Essa percepção da artista como uma voz que ecoa o grito dos oprimidos em um contexto de ódio e intolerância não é algo observado apenas nas letras, mas também nas melodias eventualmente selvagens, caóticas, cruas. Como se na balbúrdia sonora pudesse estar representada a angústia de quem não se cala. Como se em cada guitarra mais nervosa, ou numa percussão mais animalesca, tribal, Karina surgisse como uma espécie de porta-voz que te resgata, que te reergue. Sim, a gente sabe que ouve música para se divertir, para descontrair. Mas a cantora parece saber que em tempos como os que vivemos - que legitimam, inacreditavelmente, o machismo e a homofobia pelo voto -, não dá pra ficar só no "tchurururu, como é lindo o seu amor". Ainda em 2017, quando do lançamento do furioso Selvática, seu trabalho anterior, Karina disse a revista Noize que "tudo o que faz na vida é no sentido de viver em paz e isso inclui o feminismo".
Daquela vez a artista apareceu sem camisa na capa do álbum e, bom, vocês podem imaginar a comoção que foi - com direito ao Facebook censurando a imagem que ilustrava o trabalho. "É ridículo ninguém poder ver peito de mulher sem ser num contexto de objetificação machista", comentou ela na mesma entrevista para a Noize. E se de lá para cá, com a eleição de Bolsonaro e com a desculpa da "polarização política" a opressão às mulheres só aumentou, nada mais natural do que a artista voltar com um disco que atualiza os temas que lhe são caros. E, assim, Desmanche, surge como um álbum de versos políticos, urgentes e de rápida compreensão. Basta ouvirmos a artista repetir como num mantra que o "Exército tá matador" na inaugural Sangue Frio, que já compreenderemos o seu propósito.

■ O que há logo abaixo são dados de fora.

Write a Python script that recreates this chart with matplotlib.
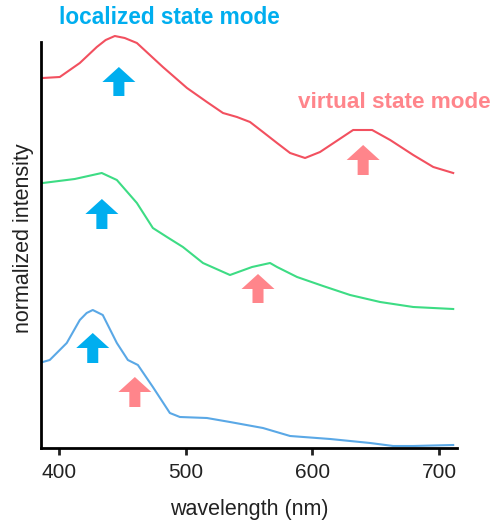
import matplotlib
matplotlib.use('Agg')
import matplotlib.pyplot as plt
from matplotlib.patches import FancyArrow

plt.rcParams['font.family'] = ['Liberation Sans', 'DejaVu Sans']

# spectra, offset vertically (arbitrary units)
wl_red = [387.4, 400.8, 416.6, 430.0, 437.0, 444.2, 452.0, 461.6, 482.1, 501.1, 516.8, 529.5, 540.5,
          550.8, 561.0, 572.1, 582.4, 594.2, 606.0, 632.1, 647.1, 661.3, 679.5, 695.3, 711.0]
int_red = [370, 371, 385, 401, 408, 412, 410, 405, 381, 360, 346, 335, 331,
           326, 316, 305, 295, 290, 296, 318, 318, 308, 293, 281, 275]

wl_green = [387.4, 412.6, 433.9, 445.8, 461.6, 474.2, 485.3, 497.9, 513.7, 535.0,
            552.4, 566.6, 572.1, 587.9, 608.4, 629.7, 653.4, 679.5, 711.0]
int_green = [265, 269, 275, 268, 245, 220, 211, 201, 185, 173,
             181, 185, 181, 171, 162, 153, 146, 141, 139]

wl_blue = [387.4, 392.9, 406.3, 416.6, 422.0, 426.8, 434.7, 445.8, 454.5, 462.4, 474.2, 487.6,
           495.5, 516.8, 535.0, 561.0, 582.4, 614.0, 645.5, 663.7, 679.5, 711.0]
int_blue = [86, 88, 105, 128, 135, 138, 133, 105, 88, 83, 61, 35,
            31, 30, 26, 20, 12, 9, 5, 2, 2, 3]

# mode markers: (wavelength, arrow base, arrow tip)
localized_arrows = [(447.4, 352, 381), (434.0, 219, 249), (426.8, 85, 115)]
virtual_arrows = [(640.0, 273, 303), (557.1, 145, 174), (460.0, 41, 71)]

xticks = [400, 500, 600, 700]

c_loc = '#00AEEF'
c_virt = '#FF858B'

fig = plt.figure(figsize=(4.93, 5.24), dpi=100)
ax = fig.add_axes([41/493, 1 - 448/524, 416/493, 420/524])

ax.plot(wl_red, int_red, color='#F2505F', lw=1.5)
ax.plot(wl_green, int_green, color='#3DDC84', lw=1.5)
ax.plot(wl_blue, int_blue, color='#5AA8E6', lw=1.5)

for arrows, col in [(localized_arrows, c_loc), (virtual_arrows, c_virt)]:
    for x, y0, y1 in arrows:
        ax.add_patch(FancyArrow(x, y0, 0, y1 - y0, width=8.7, head_width=26,
                                head_length=15, length_includes_head=True,
                                color=col, lw=0))

ax.set_xlim(386, 714)
ax.set_ylim(0, 420)
ax.spines['top'].set_visible(False)
ax.spines['right'].set_visible(False)
ax.spines['left'].set_bounds(0, 406)
ax.spines['left'].set_linewidth(2)
ax.spines['bottom'].set_linewidth(2)
ax.set_yticks([])
ax.set_xticks(xticks)
ax.tick_params(axis='x', direction='out', length=5, width=2, labelsize=15,
               pad=6, colors='#222222')
ax.set_xlabel('wavelength (nm)', fontsize=15.5, color='#222222', labelpad=12)
ax.set_ylabel('normalized intensity', fontsize=15.5, color='#222222', labelpad=5)

fig.text(169/493, 1 - 18/524, 'localized state mode', color=c_loc, fontsize=16.3,
         fontweight='bold', ha='center', va='center')
fig.text(394/493, 1 - 103/524, 'virtual state mode', color=c_virt, fontsize=16.2,
         fontweight='bold', ha='center', va='center')

fig.savefig('out.png', dpi=100)
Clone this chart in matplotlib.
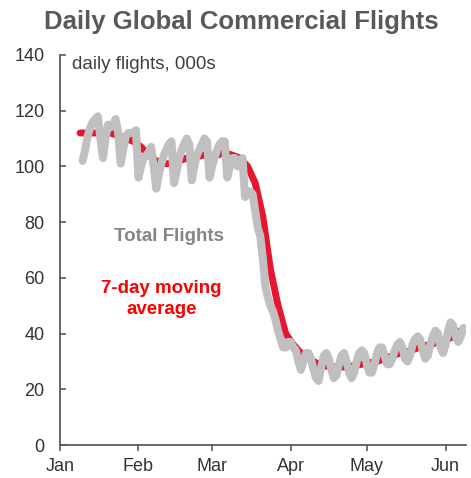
import pandas as pd
import matplotlib
matplotlib.use('Agg')
import matplotlib.pyplot as plt
import matplotlib.dates as mdates

plt.rcParams['font.family'] = ['Liberation Sans', 'DejaVu Sans']

# daily global commercial flights, thousands (2020-01-10 onward)
total_start = '2020-01-10'
total_flights = [
    102, 106, 111, 114, 116, 117, 118, 110,             # Jan 10 - Jan 17
    103, 110, 115, 114, 115, 117, 112,                  # week from Jan 18
    101, 106, 111, 112, 112, 112, 113,                  # Jan 25
    96, 100, 103, 104, 105, 107, 100,                   # Feb 1
    92, 97, 101, 104, 106, 108, 109,                    # Feb 8
    94, 98, 103, 106, 108, 110, 108,                    # Feb 15
    95, 100, 104, 106, 108, 110, 109,                   # Feb 22
    96, 100, 103, 106, 108, 109, 109,                   # Feb 29
    96, 100, 103, 103, 100, 102, 103,                   # Mar 7
    89, 91, 91, 90, 84, 78, 75,                         # Mar 14
    67, 57, 53, 50, 48, 45, 41,                         # Mar 21
    38, 35, 35, 37, 37, 35, 34,                         # Mar 28
    30, 27, 30, 33, 33, 31, 27,                         # Apr 4
    24, 23, 28, 32, 33, 31, 27,                         # Apr 11
    24, 25, 29, 32, 33, 30, 26,                         # Apr 18
    24, 26, 30, 33, 34, 33, 29,                         # Apr 25
    26, 26, 29, 33, 35, 35, 32,                         # May 2
    29, 29, 31, 34, 36, 37, 35,                         # May 9
    31, 30, 32, 36, 38, 39, 38,                         # May 16
    34, 31, 32, 36, 39, 41, 40,                         # May 23
    35, 33, 36, 41, 44, 43, 39,                         # May 30
    37, 39, 42,                                         # Jun 6 - Jun 8
]

# 7-day moving average, sampled every third day from 2020-01-09
avg_start = '2020-01-09'
moving_avg = [
    112, 112, 112, 112, 112, 111, 110, 109, 107, 104,
    102, 101, 101, 102, 103, 103, 104, 104, 104, 105,
    104, 103, 100, 94, 82, 63, 50, 40, 36, 33,
    31, 29.5, 28.5, 28, 28, 28, 28.5, 29, 29.5, 30,
    31, 32, 33, 33.5, 34.5, 35.5, 36, 37, 37.5, 39,
    41,
]

total_dates = pd.date_range(total_start, periods=len(total_flights), freq='D')
avg_dates = pd.date_range(avg_start, periods=len(moving_avg), freq='3D')

fig = plt.figure(figsize=(4.71, 4.78), dpi=100)
ax = fig.add_axes([0.127, 0.069, 0.862, 0.816])

ax.plot(avg_dates, moving_avg, color='#E8152F', lw=5.0, solid_capstyle='round', zorder=2)
ax.plot(total_dates, total_flights, color='#C0C0C0', lw=5.8, solid_joinstyle='round',
        solid_capstyle='round', zorder=3)

ax.set_xlim(pd.Timestamp('2020-01-01'), pd.Timestamp('2020-06-09'))
ax.set_ylim(0, 140)
ax.set_yticks(range(0, 141, 20))
ax.xaxis.set_major_locator(mdates.MonthLocator())
ax.xaxis.set_major_formatter(mdates.DateFormatter('%b'))

axis_grey = '#5A5A5A'
for side in ['top', 'right']:
    ax.spines[side].set_visible(False)
for side in ['left', 'bottom']:
    ax.spines[side].set_color(axis_grey)
    ax.spines[side].set_linewidth(1.3)
ax.tick_params(axis='y', direction='in', length=4, width=1.2, color=axis_grey,
               labelsize=13, labelcolor='#333333', pad=11)
ax.tick_params(axis='x', direction='out', length=4, width=1.2, color=axis_grey,
               labelsize=13, labelcolor='#333333', pad=5)

fig.suptitle('Daily Global Commercial Flights', x=0.513, y=0.98, fontsize=18.5,
             fontweight='bold', color='#595959')
ax.text(0.03, 0.975, 'daily flights, 000s', transform=ax.transAxes, fontsize=13.5,
        color='#404040', va='center', ha='left')
ax.text(0.27, 0.535, 'Total Flights', transform=ax.transAxes, fontsize=13.5,
        fontweight='bold', color='#858585', ha='center', va='center')
ax.text(0.25, 0.375, '7-day moving\naverage', transform=ax.transAxes, fontsize=13.5,
        fontweight='bold', color='#FF0000', ha='center', va='center', linespacing=1.3)

fig.savefig('out.png', dpi=100)
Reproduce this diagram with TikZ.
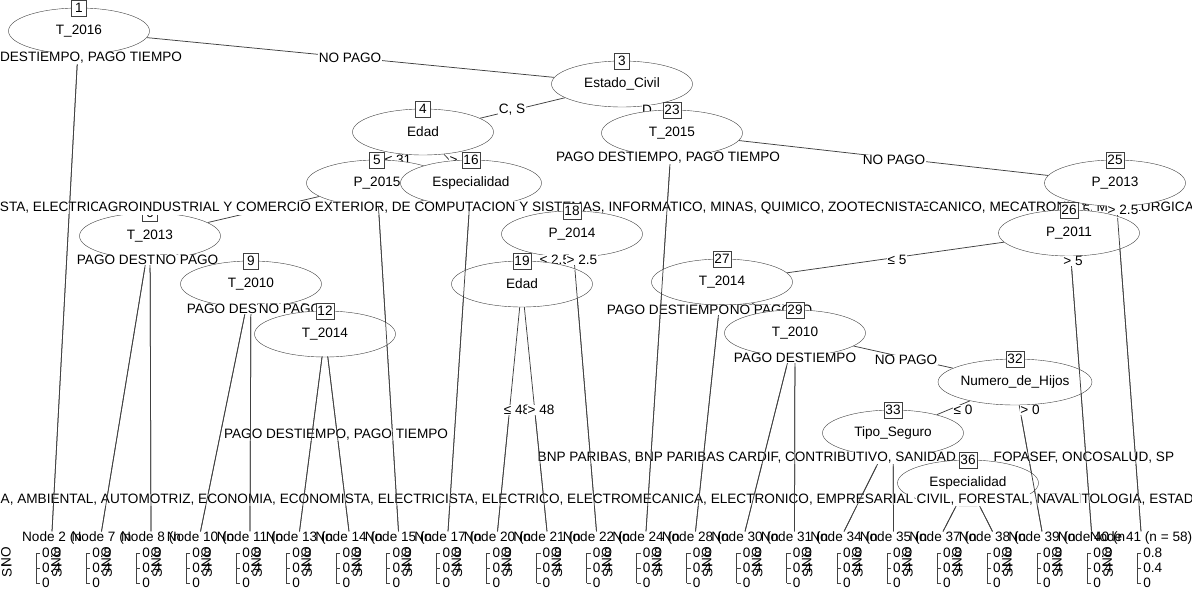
\documentclass[tikz,border=0pt]{standalone}
\usepackage{fontspec}
\setmainfont{Liberation Sans}
\usetikzlibrary{shapes.geometric, calc, backgrounds}

\begin{document}
\begin{tikzpicture}[x=1pt, y=-1pt,
    font=\fontsize{13.6}{15}\selectfont,
    inner/.style={draw=black!75, fill=white, ellipse, minimum width=141pt, minimum height=46pt, inner sep=0pt},
    idbox/.style={draw=black!75, fill=white, inner sep=1.2pt, minimum width=15pt, minimum height=16pt},
    split/.style={fill=white, inner sep=0.5pt},
    leafhead/.style={inner sep=0pt},
    branch/.style={black!75, line width=0.75pt}]
    \useasboundingbox (0,0) rectangle (1192,591);

    % Root and Estado_Civil
    \node[inner] (n1) at (79,31) {T\_2016};
    \node[idbox] (b1) at (n1.north) {1};
    \node[split] (s2) at (70,58) {PAGO DESTIEMPO, PAGO TIEMPO};
    \node[split] (s3) at (350,58) {NO PAGO};
    \node[inner] (n3) at (622,84) {Estado\_Civil};
    \node[idbox] (b3) at (n3.north) {3};
    \node[split] (s4) at (512,110) {C, S};
    \node[split] (s23) at (647,110) {D};

    % Edad branch
    \node[inner] (n4) at (423,132) {Edad};
    \node[idbox] (b4) at (n4.north) {4};
    \node[split] (s5) at (398,160) {≤ 31};
    \node[split] (s16) at (463,160) {> 31};
    \node[inner] (n5) at (377,183) {P\_2015};
    \node[idbox] (b5) at (n5.north) {5};
    \node[inner] (n6) at (150,236) {T\_2013};
    \node[idbox] (b6) at (n6.north) {6};
    \node[split] (s7) at (138,260) {PAGO DESTIEMPO};
    \node[split] (s8) at (187,260) {NO PAGO};
    \node[inner] (n9) at (251,284) {T\_2010};
    \node[idbox] (b9) at (n9.north) {9};
    \node[split] (s10) at (248,309) {PAGO DESTIEMPO};
    \node[split] (s11) at (290,309) {NO PAGO};
    \node[inner] (n12) at (325,334) {T\_2014};
    \node[idbox] (b12) at (n12.north) {12};
    \node[split] (s13) at (336,435) {PAGO DESTIEMPO, PAGO TIEMPO};

    % Especialidad branch
    \node[inner] (n16) at (471,183) {Especialidad};
    \node[idbox] (b16) at (n16.north) {16};
    \node[split, anchor=east] (s17a) at (110,208) {ELECTRICISTA, ELECTRICA};
    \node[split, anchor=west] (s17b) at (908,208) {MECANICO, MECATRONICA, METALURGICA};
    \node[split, anchor=west] (s18) at (98,208) {AGROINDUSTRIAL Y COMERCIO EXTERIOR, DE COMPUTACION Y SISTEMAS, INFORMATICO, MINAS, QUIMICO, ZOOTECNISTA};
    \node[inner] (n18) at (572,234) {P\_2014};
    \node[idbox] (b18) at (n18.north) {18};
    \node[split] (s19) at (555,260) {≤ 2.5};
    \node[split] (s22) at (582,260) {> 2.5};
    \node[inner] (n19) at (522,284) {Edad};
    \node[idbox] (b19) at (n19.north) {19};
    \node[split] (s20) at (517,410) {≤ 48};
    \node[split] (s21) at (541,410) {> 48};

    % T_2015 branch
    \node[inner] (n23) at (672,133) {T\_2015};
    \node[idbox] (b23) at (n23.north) {23};
    \node[split] (s24) at (668,158) {PAGO DESTIEMPO, PAGO TIEMPO};
    \node[split] (s25) at (894,160) {NO PAGO};
    \node[inner] (n25) at (1115,183) {P\_2013};
    \node[idbox] (b25) at (n25.north) {25};
    \node[split] (s26) at (1075,210) {≤ 2.5};
    \node[split] (s41) at (1123,210) {> 2.5};
    \node[inner] (n26) at (1069,233) {P\_2011};
    \node[idbox] (b26) at (n26.north) {26};
    \node[split] (s27) at (897,260) {≤ 5};
    \node[split] (s40) at (1073,261) {> 5};
    \node[inner] (n27) at (722,282) {T\_2014};
    \node[idbox] (b27) at (n27.north) {27};
    \node[split] (s29b) at (765,310) {PAGO TIEMPO};
    \node[split] (s28) at (668,310) {PAGO DESTIEMPO};
    \node[split] (s29) at (761,310) {NO PAGO};
    \node[inner] (n29) at (795,333) {T\_2010};
    \node[idbox] (b29) at (n29.north) {29};
    \node[split] (s30) at (795,358) {PAGO DESTIEMPO};
    \node[split] (s32) at (906,360) {NO PAGO};
    \node[inner] (n32) at (1015,382) {Numero\_de\_Hijos};
    \node[idbox] (b32) at (n32.north) {32};
    \node[split] (s33) at (963,410) {≤ 0};
    \node[split] (s39) at (1030,410) {> 0};
    \node[inner] (n33) at (893,433) {Tipo\_Seguro};
    \node[idbox] (b33) at (n33.north) {33};
    \node[split, anchor=west] (s34) at (537,458) {BNP PARIBAS, BNP PARIBAS CARDIF, CONTRIBUTIVO, SANIDAD};
    \node[split, anchor=west] (s36) at (993,458) {FOPASEF, ONCOSALUD, SP};
    \node[inner] (n36) at (968,483) {Especialidad};
    \node[idbox] (b36) at (n36.north) {36};
    \node[split, anchor=west] (s37a) at (0,500) {A, AMBIENTAL, AUTOMOTRIZ, ECONOMIA, ECONOMISTA, ELECTRICISTA, ELECTRICO, ELECTROMECANICA, ELECTRONICO, EMPRESARIAL};
    \node[split, anchor=west] (s37b) at (1040,500) {ODONTOLOGIA, ESTADISTICA};
    \node[split, anchor=west] (s38) at (916,500) {CIVIL, FORESTAL, NAVAL};

    % Terminal nodes
    \node[leafhead] (l2) at (52,538) {Node 2 (n};
    \node[leafhead] (l7) at (101.5,538) {Node 7 (n};
    \node[leafhead] (l8) at (151,538) {Node 8 (n};
    \node[leafhead] (l10) at (200.5,538) {Node 10 (n};
    \node[leafhead] (l11) at (250,538) {Node 11 (n};
    \node[leafhead] (l13) at (299.5,538) {Node 13 (n};
    \node[leafhead] (l14) at (349,538) {Node 14 (n};
    \node[leafhead] (l15) at (398.5,538) {Node 15 (n};
    \node[leafhead] (l17) at (448,538) {Node 17 (n};
    \node[leafhead] (l20) at (497.5,538) {Node 20 (n};
    \node[leafhead] (l21) at (547,538) {Node 21 (n};
    \node[leafhead] (l22) at (596.5,538) {Node 22 (n};
    \node[leafhead] (l24) at (646,538) {Node 24 (n};
    \node[leafhead] (l28) at (695.5,538) {Node 28 (n};
    \node[leafhead] (l30) at (745,538) {Node 30 (n};
    \node[leafhead] (l31) at (794.5,538) {Node 31 (n};
    \node[leafhead] (l34) at (844,538) {Node 34 (n};
    \node[leafhead] (l35) at (893.5,538) {Node 35 (n};
    \node[leafhead] (l37) at (943,538) {Node 37 (n};
    \node[leafhead] (l38) at (992.5,538) {Node 38 (n};
    \node[leafhead] (l39) at (1042,538) {Node 39 (n};
    \node[leafhead] (l40) at (1091.5,538) {Node 40 (n};
    \node[leafhead] (l41) at (1141,538) {Node 41 (n = 58)};

    % bar panels: class labels and proportion axis
    \foreach \i in {0,...,22} {
        \pgfmathsetmacro{\ax}{36+50.05*\i}
        \node[rotate=90, anchor=east, inner sep=0pt] at (\ax-30,547) {NO};
        \node[rotate=90, anchor=east, inner sep=0pt] at (\ax-29,564) {SI};
        \draw[branch, line width=0.6pt] (\ax,553) -- (\ax,583)
            (\ax,553) -- ++(4,0) (\ax,568) -- ++(4,0) (\ax,583) -- ++(4,0);
        \node[anchor=west, inner sep=0pt] at (\ax+6,553) {0.8};
        \node[anchor=west, inner sep=0pt] at (\ax+6,568) {0.4};
        \node[anchor=west, inner sep=0pt] at (\ax+6,583) {0};
    }

    % branches to terminal nodes, drawn over the split labels
    \draw[branch] ($(n1)!0.068!(l2.north)$) -- (l2.north);
    \draw[branch] ($(n6)!0.108!(l7.north)$) -- (l7.north);
    \draw[branch] ($(n6)!0.108!(l8.north)$) -- (l8.north);
    \draw[branch] ($(n9)!0.134!(l10.north)$) -- (l10.north);
    \draw[branch] ($(n9)!0.134!(l11.north)$) -- (l11.north);
    \draw[branch] ($(n12)!0.112!(l13.north)$) -- (l13.north);
    \draw[branch] ($(n12)!0.112!(l14.north)$) -- (l14.north);
    \draw[branch] ($(n5)!0.066!(l15.north)$) -- (l15.north);
    \draw[branch] ($(n16)!0.066!(l17.north)$) -- (l17.north);
    \draw[branch] ($(n19)!0.54!(l20.north)$) -- (l20.north);
    \draw[branch] ($(n19)!0.54!(l21.north)$) -- (l21.north);
    \draw[branch] ($(n18)!0.12!(l22.north)$) -- (l22.north);
    \draw[branch] ($(n23)!0.085!(l24.north)$) -- (l24.north);
    \draw[branch] ($(n27)!0.145!(l28.north)$) -- (l28.north);
    \draw[branch] ($(n29)!0.17!(l30.north)$) -- (l30.north);
    \draw[branch] ($(n29)!0.17!(l31.north)$) -- (l31.north);
    \draw[branch] ($(n33)!0.34!(l34.north)$) -- (l34.north);
    \draw[branch] ($(n33)!0.34!(l35.north)$) -- (l35.north);
    \draw[branch] ($(n36)!0.52!(l37.north)$) -- (l37.north);
    \draw[branch] ($(n36)!0.52!(l38.north)$) -- (l38.north);
    \draw[branch] ($(n32)!0.24!(l39.north)$) -- (l39.north);
    \draw[branch] ($(n26)!0.12!(l40.north)$) -- (l40.north);
    \draw[branch] ($(n25)!0.1!(l41.north)$) -- (l41.north);

    % all branches underneath
    \begin{scope}[on background layer]
        \fill[white] (0,0) rectangle (1192,591);
        \draw[branch] (n1) -- (n3);
        \draw[branch] (n1) -- (l2.north);
        \draw[branch] (n3) -- (n4);
        \draw[branch] (n3) -- (n23);
        \draw[branch] (n4) -- (n5);
        \draw[branch] (n4) -- (n16);
        \draw[branch] (n5) -- (n6);
        \draw[branch] (n5) -- (l15.north);
        \draw[branch] (n6) -- (l7.north);
        \draw[branch] (n6) -- (l8.north);
        \draw[branch] (n6) -- (n9);
        \draw[branch] (n9) -- (l10.north);
        \draw[branch] (n9) -- (l11.north);
        \draw[branch] (n9) -- (n12);
        \draw[branch] (n12) -- (l13.north);
        \draw[branch] (n12) -- (l14.north);
        \draw[branch] (n16) -- (l17.north);
        \draw[branch] (n16) -- (n18);
        \draw[branch] (n18) -- (n19);
        \draw[branch] (n18) -- (l22.north);
        \draw[branch] (n19) -- (l20.north);
        \draw[branch] (n19) -- (l21.north);
        \draw[branch] (n23) -- (l24.north);
        \draw[branch] (n23) -- (n25);
        \draw[branch] (n25) -- (n26);
        \draw[branch] (n25) -- (l41.north);
        \draw[branch] (n26) -- (n27);
        \draw[branch] (n26) -- (l40.north);
        \draw[branch] (n27) -- (l28.north);
        \draw[branch] (n27) -- (n29);
        \draw[branch] (n29) -- (l30.north);
        \draw[branch] (n29) -- (l31.north);
        \draw[branch] (n29) -- (n32);
        \draw[branch] (n32) -- (n33);
        \draw[branch] (n32) -- (l39.north);
        \draw[branch] (n33) -- (l34.north);
        \draw[branch] (n33) -- (l35.north);
        \draw[branch] (n33) -- (n36);
        \draw[branch] (n36) -- (l37.north);
        \draw[branch] (n36) -- (l38.north);
    \end{scope}
\end{tikzpicture}
\end{document}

Alternando momentos mais "poéticos", caso de Amora, com outros de maior intensidade, como Temperos Destruidores, a compositora constrói um painel que resume a atualidade - com o sujeito trafegando no limite, amando, lutando, persistindo, trabalhando. Na grudenta Lama, uma batida regionalista, que lembra o manguebeat de Chico Science, o eu lírico suplica: De ação em ação vive a besta em cada um / Sem raiva padece nenhum. O expediente se repete em Filme de Terror que, em meio a citações a Alfred Hitchcock e a melancolia generalizada lembra: "Ânimo, valentia, coragem". Eventualmente herméticas, as letras se apresentam como pequenos fragmentos recheados por figuras de linguagem, metáforas, paródias. O óbvio não sendo o óbvio em meio ao caos estabelecido. Mas em meio à tanta secura, ainda há espaço para a esperança, como comprova a adocicada Peixes Tranquilos, quase ao final do registro. Uma obra forte, empoderada. E necessária.